Forced vibrations of a body supported by viscohyperelastic shear mountings

The damped, finite-amplitude forced vibration of a rigid body supported symmetrically by simple shear springs and by a smooth inclined bearing surface is studied. The spring material is characterized as a compressible or incompressible, homogeneous and isotropic viscohyperelastic material for which the shear response function in a simple shear deformation is a quadratic function of the amount of shear. The trivial case of constant shear response is included. The equation for the damped motion of the load is a nonlinear, ordinary differential equation of the forced Duffing type with a constant static shift term due to gravity, and for which an exact solution is unknown. An approximate solution is obtained by the method of harmonic balance. Results for the motion of the load relate the system design parameters to the amplitude-frequency response and to the amplitude-driving force intensity response of the system. Regions of stable motion are identified in terms of the amplitude of the motion, driving-force intensity, driving frequency, and system design parameters. Geometrical characterizations of the motion are related schematically to certain cross-sections through the full three-dimensional solution surfaces for the amplitude and for the phase of the motion. A simple diagram maps the loci of all bifurcation points against the static shear deflection, which serves as the system design parameter for the inclined motion.
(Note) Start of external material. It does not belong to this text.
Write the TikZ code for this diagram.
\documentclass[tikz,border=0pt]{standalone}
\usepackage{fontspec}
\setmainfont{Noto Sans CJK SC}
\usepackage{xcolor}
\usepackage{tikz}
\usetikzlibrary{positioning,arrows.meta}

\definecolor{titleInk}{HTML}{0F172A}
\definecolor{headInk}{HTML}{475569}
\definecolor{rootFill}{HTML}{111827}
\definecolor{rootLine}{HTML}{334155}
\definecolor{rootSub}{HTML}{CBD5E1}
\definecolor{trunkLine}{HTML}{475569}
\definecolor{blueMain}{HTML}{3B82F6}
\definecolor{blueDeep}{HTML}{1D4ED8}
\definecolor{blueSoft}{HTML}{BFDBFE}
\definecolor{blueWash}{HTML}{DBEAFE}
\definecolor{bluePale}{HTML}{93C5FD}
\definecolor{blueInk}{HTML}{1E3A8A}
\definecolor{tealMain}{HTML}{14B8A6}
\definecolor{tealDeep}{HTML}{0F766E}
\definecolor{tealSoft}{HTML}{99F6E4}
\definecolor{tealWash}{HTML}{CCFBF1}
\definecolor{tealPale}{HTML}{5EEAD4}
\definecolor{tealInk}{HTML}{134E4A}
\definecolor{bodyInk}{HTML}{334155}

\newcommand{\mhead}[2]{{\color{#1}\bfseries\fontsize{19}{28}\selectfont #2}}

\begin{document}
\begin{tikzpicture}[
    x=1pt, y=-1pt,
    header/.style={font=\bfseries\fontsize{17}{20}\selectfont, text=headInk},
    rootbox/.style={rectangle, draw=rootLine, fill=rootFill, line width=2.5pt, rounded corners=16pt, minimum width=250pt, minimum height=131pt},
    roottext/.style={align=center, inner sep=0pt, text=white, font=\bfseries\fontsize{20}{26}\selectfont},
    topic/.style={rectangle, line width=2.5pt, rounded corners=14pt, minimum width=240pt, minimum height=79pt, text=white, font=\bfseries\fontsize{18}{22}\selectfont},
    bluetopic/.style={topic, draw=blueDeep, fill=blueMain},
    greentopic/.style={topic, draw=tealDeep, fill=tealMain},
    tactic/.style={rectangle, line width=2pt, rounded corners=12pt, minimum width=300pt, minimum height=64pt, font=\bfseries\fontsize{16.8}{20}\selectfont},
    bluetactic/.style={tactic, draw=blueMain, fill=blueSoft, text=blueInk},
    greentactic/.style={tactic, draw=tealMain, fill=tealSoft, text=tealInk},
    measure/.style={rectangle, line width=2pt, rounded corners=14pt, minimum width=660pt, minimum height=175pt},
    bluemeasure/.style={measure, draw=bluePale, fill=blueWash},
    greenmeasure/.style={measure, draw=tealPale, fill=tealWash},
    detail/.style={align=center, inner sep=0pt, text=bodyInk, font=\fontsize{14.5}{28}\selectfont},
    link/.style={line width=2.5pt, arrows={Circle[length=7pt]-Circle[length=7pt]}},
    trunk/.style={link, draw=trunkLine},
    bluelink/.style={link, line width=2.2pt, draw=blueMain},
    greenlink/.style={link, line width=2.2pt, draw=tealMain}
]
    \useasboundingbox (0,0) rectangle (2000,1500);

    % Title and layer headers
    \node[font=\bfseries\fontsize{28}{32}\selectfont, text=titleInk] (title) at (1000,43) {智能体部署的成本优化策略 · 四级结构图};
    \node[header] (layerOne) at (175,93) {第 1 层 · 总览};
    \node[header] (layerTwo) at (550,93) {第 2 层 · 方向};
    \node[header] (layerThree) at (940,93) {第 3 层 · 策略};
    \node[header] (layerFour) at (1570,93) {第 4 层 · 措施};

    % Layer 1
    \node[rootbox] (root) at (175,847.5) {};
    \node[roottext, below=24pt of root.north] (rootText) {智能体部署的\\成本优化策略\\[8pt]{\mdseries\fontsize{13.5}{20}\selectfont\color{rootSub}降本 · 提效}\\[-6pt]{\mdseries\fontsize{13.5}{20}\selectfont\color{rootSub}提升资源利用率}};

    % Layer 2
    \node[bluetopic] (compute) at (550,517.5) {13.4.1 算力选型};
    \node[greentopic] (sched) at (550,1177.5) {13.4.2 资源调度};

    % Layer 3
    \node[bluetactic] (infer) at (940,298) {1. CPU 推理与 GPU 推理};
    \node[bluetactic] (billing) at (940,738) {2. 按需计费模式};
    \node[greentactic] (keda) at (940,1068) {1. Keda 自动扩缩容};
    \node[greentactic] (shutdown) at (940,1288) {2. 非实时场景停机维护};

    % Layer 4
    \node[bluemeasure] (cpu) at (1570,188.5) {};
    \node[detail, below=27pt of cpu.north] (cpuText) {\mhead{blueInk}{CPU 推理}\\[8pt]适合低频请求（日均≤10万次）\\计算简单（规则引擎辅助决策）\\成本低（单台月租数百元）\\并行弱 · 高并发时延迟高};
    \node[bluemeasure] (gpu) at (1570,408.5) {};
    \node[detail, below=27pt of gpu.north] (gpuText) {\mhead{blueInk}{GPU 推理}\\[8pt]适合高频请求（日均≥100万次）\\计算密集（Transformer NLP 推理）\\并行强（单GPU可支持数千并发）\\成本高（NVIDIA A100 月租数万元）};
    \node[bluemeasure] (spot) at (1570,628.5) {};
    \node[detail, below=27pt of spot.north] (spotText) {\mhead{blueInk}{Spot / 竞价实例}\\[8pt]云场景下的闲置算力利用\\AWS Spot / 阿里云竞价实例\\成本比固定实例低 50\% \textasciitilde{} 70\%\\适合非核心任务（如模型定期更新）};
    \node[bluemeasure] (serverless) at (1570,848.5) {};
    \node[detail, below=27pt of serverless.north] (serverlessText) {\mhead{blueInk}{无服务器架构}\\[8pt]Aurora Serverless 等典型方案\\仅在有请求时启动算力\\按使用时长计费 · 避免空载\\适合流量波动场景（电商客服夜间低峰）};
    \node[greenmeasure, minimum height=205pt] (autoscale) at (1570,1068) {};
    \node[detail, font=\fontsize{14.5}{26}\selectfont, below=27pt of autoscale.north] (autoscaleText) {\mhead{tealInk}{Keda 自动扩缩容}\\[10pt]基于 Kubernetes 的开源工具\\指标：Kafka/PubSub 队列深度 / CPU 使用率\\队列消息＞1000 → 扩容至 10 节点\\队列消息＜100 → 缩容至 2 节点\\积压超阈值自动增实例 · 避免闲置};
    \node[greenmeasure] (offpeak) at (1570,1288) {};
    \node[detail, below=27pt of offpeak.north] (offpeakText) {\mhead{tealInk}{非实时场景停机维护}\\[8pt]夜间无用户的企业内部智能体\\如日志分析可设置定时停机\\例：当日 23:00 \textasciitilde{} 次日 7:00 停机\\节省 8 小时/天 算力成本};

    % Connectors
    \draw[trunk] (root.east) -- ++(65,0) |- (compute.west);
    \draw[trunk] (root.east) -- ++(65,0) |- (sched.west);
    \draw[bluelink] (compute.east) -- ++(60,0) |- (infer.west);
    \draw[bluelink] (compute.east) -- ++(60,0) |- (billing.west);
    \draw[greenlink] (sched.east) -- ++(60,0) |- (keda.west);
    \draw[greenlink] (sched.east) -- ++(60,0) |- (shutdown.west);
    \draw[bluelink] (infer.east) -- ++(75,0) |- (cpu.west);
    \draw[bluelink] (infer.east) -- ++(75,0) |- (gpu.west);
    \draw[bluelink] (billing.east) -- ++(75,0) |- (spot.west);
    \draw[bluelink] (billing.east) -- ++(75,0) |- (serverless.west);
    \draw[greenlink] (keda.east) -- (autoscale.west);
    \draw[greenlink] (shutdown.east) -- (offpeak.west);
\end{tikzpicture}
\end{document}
An infinitesimal stability analysis shows that the bifurcation points of the inclined motion fall on the stability boundaries of the numerical solution of a three-parameter Hill equation. The solution provides information that illustrates how the system design parameters affect the motion of the load and how these may be chosen to control the amplitude of the oscillations and the stability of the system. The results are valid for all compressible or incompressible, homogeneous and isotropic, viscohyperelastic materials in the aforementioned class.